Hong Kong, with a past reputation as a safe haven for insider trading, needs steady, regular criminal prosecutions followed by prison sentences for those found guilty.

Nobody said it would be easy and no doubt it has been a learning experience. Some of the legal issues the SFC faces require thought and testing in the courts. Others require co-ordination with regulators in other markets.

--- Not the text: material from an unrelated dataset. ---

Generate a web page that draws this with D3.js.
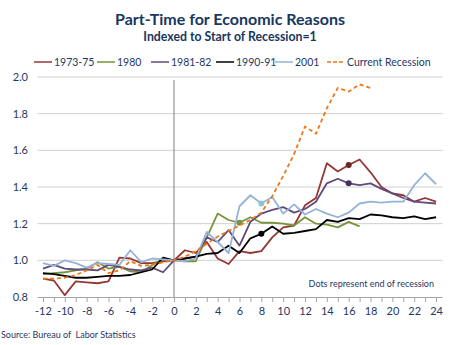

The Tiger Asia case, currently in the news, required both and highlights a practical challenge for the SFC: what to do when crooks who steal in Hong Kong markets are offshore?

According to the US Securities and Exchange Commission (SEC), in December 2008 and January 2009, New York-based hedge fund Tiger Asia, managed by Bill Hwang Sung-kook and Raymond Park, "entered into 'wall-crossing' agreements for three private placements of Chinese bank stocks, subsequently violated the wall-crossing agreements by short selling the Chinese bank stocks, and then covered these short positions with private placement shares purchased at a discount". "Wall crossing" is industry jargon that meant Park and Huang agreed not to do exactly what they did - trade on the confidential information the Chinese banks' investment bankers gave them. The illegal profits of US$16.2 million they made is about as close to free money as you can get.

The SFC applied for an injunction to freeze some of Tiger Asia's assets in August 2009, which started a protracted legal battle. Within weeks, the SEC issued subpoenas for Tiger's records.